Problem description: Pictures aside, quote the whole listing exactly.
start Collected data
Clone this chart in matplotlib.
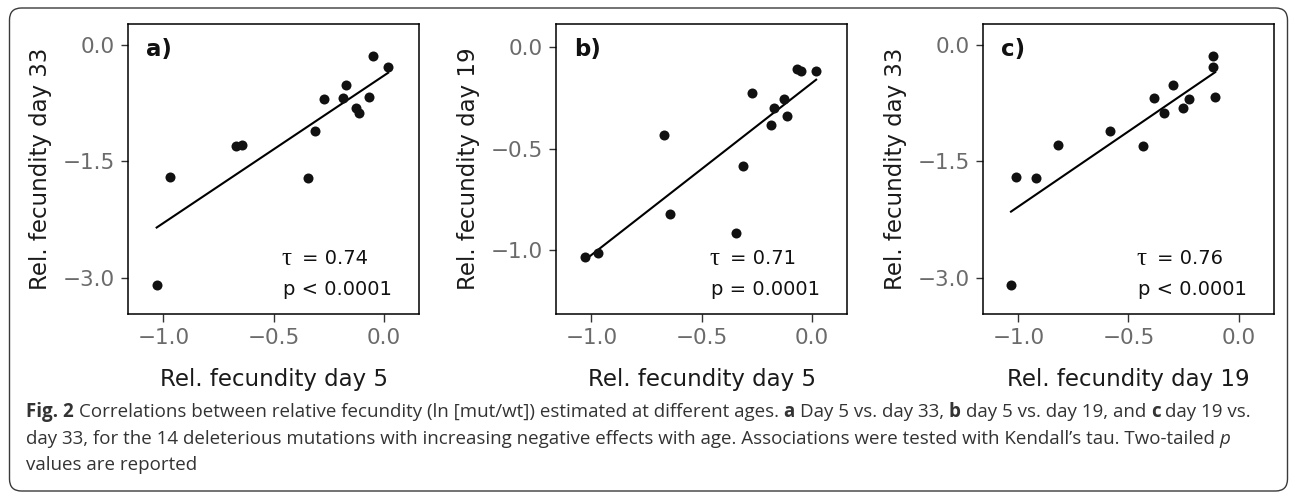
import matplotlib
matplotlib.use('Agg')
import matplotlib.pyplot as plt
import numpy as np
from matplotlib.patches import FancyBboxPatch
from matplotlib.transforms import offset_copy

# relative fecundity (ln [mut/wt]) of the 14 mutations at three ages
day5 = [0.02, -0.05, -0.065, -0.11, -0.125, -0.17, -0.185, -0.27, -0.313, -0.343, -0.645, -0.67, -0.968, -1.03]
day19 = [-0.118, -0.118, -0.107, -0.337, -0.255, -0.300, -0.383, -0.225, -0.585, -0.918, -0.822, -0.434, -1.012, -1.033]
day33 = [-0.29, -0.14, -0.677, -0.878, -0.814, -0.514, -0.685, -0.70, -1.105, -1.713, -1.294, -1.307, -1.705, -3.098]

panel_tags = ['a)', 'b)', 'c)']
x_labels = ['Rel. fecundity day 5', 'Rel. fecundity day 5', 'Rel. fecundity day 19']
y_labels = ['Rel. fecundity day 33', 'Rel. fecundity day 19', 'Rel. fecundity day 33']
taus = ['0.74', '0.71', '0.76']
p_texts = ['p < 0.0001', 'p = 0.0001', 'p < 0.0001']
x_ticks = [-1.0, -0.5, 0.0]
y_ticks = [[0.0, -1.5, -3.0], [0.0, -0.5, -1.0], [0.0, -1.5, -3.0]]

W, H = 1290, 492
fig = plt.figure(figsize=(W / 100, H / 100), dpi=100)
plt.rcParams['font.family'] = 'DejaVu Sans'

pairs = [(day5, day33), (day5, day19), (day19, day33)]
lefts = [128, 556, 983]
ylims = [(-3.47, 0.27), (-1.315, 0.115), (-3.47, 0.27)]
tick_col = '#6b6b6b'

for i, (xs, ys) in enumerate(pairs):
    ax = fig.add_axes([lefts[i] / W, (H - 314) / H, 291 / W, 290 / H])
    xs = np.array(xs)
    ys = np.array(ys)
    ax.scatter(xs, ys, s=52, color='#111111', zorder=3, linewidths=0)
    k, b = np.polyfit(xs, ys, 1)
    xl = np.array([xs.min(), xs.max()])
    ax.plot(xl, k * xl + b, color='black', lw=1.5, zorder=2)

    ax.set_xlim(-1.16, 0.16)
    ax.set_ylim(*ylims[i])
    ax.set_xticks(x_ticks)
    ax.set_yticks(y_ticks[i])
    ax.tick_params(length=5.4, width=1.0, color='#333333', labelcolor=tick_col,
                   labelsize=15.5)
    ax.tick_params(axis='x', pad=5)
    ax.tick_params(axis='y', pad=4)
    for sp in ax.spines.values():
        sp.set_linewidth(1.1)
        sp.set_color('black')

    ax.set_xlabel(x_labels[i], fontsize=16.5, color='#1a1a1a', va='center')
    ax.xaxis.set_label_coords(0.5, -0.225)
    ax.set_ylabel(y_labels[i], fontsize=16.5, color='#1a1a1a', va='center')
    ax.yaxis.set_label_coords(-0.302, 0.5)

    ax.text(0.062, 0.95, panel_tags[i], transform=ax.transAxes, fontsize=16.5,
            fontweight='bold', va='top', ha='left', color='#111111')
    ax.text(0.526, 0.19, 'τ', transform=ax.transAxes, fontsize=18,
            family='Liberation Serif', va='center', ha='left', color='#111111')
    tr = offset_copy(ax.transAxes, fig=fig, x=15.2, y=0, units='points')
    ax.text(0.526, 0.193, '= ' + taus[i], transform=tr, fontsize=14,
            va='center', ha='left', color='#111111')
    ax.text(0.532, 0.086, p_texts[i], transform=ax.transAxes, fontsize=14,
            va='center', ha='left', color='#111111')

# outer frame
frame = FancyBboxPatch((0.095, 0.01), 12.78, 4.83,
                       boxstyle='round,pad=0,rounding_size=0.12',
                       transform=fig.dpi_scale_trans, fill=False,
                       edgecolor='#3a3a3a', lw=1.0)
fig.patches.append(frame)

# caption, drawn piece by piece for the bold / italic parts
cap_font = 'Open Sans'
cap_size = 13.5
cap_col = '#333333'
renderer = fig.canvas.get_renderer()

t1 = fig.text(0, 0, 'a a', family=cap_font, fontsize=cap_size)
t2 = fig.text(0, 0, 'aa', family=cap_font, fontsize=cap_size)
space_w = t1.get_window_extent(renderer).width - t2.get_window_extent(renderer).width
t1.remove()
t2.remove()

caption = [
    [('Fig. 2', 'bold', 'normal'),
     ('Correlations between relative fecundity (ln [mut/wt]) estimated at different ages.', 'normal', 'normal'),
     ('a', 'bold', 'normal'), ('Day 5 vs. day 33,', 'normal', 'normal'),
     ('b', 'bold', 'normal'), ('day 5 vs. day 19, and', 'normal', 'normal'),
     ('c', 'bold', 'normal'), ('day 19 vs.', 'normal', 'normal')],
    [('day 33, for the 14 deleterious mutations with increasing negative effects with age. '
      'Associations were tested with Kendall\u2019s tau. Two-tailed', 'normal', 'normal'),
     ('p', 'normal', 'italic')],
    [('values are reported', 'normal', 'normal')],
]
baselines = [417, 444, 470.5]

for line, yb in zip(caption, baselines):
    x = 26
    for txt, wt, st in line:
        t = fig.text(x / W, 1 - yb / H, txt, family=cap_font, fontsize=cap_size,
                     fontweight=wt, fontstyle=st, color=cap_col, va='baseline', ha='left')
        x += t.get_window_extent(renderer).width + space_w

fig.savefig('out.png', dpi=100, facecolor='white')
end Collected data
Written solution:
Clone this chart in matplotlib.
import matplotlib
matplotlib.use('Agg')
import matplotlib.pyplot as plt
import numpy as np
from matplotlib.patches import FancyBboxPatch
from matplotlib.transforms import offset_copy

# relative fecundity (ln [mut/wt]) of the 14 mutations at three ages
day5 = [0.02, -0.05, -0.065, -0.11, -0.125, -0.17, -0.185, -0.27, -0.313, -0.343, -0.645, -0.67, -0.968, -1.03]
day19 = [-0.118, -0.118, -0.107, -0.337, -0.255, -0.300, -0.383, -0.225, -0.585, -0.918, -0.822, -0.434, -1.012, -1.033]
day33 = [-0.29, -0.14, -0.677, -0.878, -0.814, -0.514, -0.685, -0.70, -1.105, -1.713, -1.294, -1.307, -1.705, -3.098]

panel_tags = ['a)', 'b)', 'c)']
x_labels = ['Rel. fecundity day 5', 'Rel. fecundity day 5', 'Rel. fecundity day 19']
y_labels = ['Rel. fecundity day 33', 'Rel. fecundity day 19', 'Rel. fecundity day 33']
taus = ['0.74', '0.71', '0.76']
p_texts = ['p < 0.0001', 'p = 0.0001', 'p < 0.0001']
x_ticks = [-1.0, -0.5, 0.0]
y_ticks = [[0.0, -1.5, -3.0], [0.0, -0.5, -1.0], [0.0, -1.5, -3.0]]

W, H = 1290, 492
fig = plt.figure(figsize=(W / 100, H / 100), dpi=100)
plt.rcParams['font.family'] = 'DejaVu Sans'

pairs = [(day5, day33), (day5, day19), (day19, day33)]
lefts = [128, 556, 983]
ylims = [(-3.47, 0.27), (-1.315, 0.115), (-3.47, 0.27)]
tick_col = '#6b6b6b'

for i, (xs, ys) in enumerate(pairs):
    ax = fig.add_axes([lefts[i] / W, (H - 314) / H, 291 / W, 290 / H])
    xs = np.array(xs)
    ys = np.array(ys)
    ax.scatter(xs, ys, s=52, color='#111111', zorder=3, linewidths=0)
    k, b = np.polyfit(xs, ys, 1)
    xl = np.array([xs.min(), xs.max()])
    ax.plot(xl, k * xl + b, color='black', lw=1.5, zorder=2)

    ax.set_xlim(-1.16, 0.16)
    ax.set_ylim(*ylims[i])
    ax.set_xticks(x_ticks)
    ax.set_yticks(y_ticks[i])
    ax.tick_params(length=5.4, width=1.0, color='#333333', labelcolor=tick_col,
                   labelsize=15.5)
    ax.tick_params(axis='x', pad=5)
    ax.tick_params(axis='y', pad=4)
    for sp in ax.spines.values():
        sp.set_linewidth(1.1)
        sp.set_color('black')

    ax.set_xlabel(x_labels[i], fontsize=16.5, color='#1a1a1a', va='center')
    ax.xaxis.set_label_coords(0.5, -0.225)
    ax.set_ylabel(y_labels[i], fontsize=16.5, color='#1a1a1a', va='center')
    ax.yaxis.set_label_coords(-0.302, 0.5)

    ax.text(0.062, 0.95, panel_tags[i], transform=ax.transAxes, fontsize=16.5,
            fontweight='bold', va='top', ha='left', color='#111111')
    ax.text(0.526, 0.19, 'τ', transform=ax.transAxes, fontsize=18,
            family='Liberation Serif', va='center', ha='left', color='#111111')
    tr = offset_copy(ax.transAxes, fig=fig, x=15.2, y=0, units='points')
    ax.text(0.526, 0.193, '= ' + taus[i], transform=tr, fontsize=14,
            va='center', ha='left', color='#111111')
    ax.text(0.532, 0.086, p_texts[i], transform=ax.transAxes, fontsize=14,
            va='center', ha='left', color='#111111')

# outer frame
frame = FancyBboxPatch((0.095, 0.01), 12.78, 4.83,
                       boxstyle='round,pad=0,rounding_size=0.12',
                       transform=fig.dpi_scale_trans, fill=False,
                       edgecolor='#3a3a3a', lw=1.0)
fig.patches.append(frame)

# caption, drawn piece by piece for the bold / italic parts
cap_font = 'Open Sans'
cap_size = 13.5
cap_col = '#333333'
renderer = fig.canvas.get_renderer()

t1 = fig.text(0, 0, 'a a', family=cap_font, fontsize=cap_size)
t2 = fig.text(0, 0, 'aa', family=cap_font, fontsize=cap_size)
space_w = t1.get_window_extent(renderer).width - t2.get_window_extent(renderer).width
t1.remove()
t2.remove()

caption = [
    [('Fig. 2', 'bold', 'normal'),
     ('Correlations between relative fecundity (ln [mut/wt]) estimated at different ages.', 'normal', 'normal'),
     ('a', 'bold', 'normal'), ('Day 5 vs. day 33,', 'normal', 'normal'),
     ('b', 'bold', 'normal'), ('day 5 vs. day 19, and', 'normal', 'normal'),
     ('c', 'bold', 'normal'), ('day 19 vs.', 'normal', 'normal')],
    [('day 33, for the 14 deleterious mutations with increasing negative effects with age. '
      'Associations were tested with Kendall\u2019s tau. Two-tailed', 'normal', 'normal'),
     ('p', 'normal', 'italic')],
    [('values are reported', 'normal', 'normal')],
]
baselines = [417, 444, 470.5]

for line, yb in zip(caption, baselines):
    x = 26
    for txt, wt, st in line:
        t = fig.text(x / W, 1 - yb / H, txt, family=cap_font, fontsize=cap_size,
                     fontweight=wt, fontstyle=st, color=cap_col, va='baseline', ha='left')
        x += t.get_window_extent(renderer).width + space_w

fig.savefig('out.png', dpi=100, facecolor='white')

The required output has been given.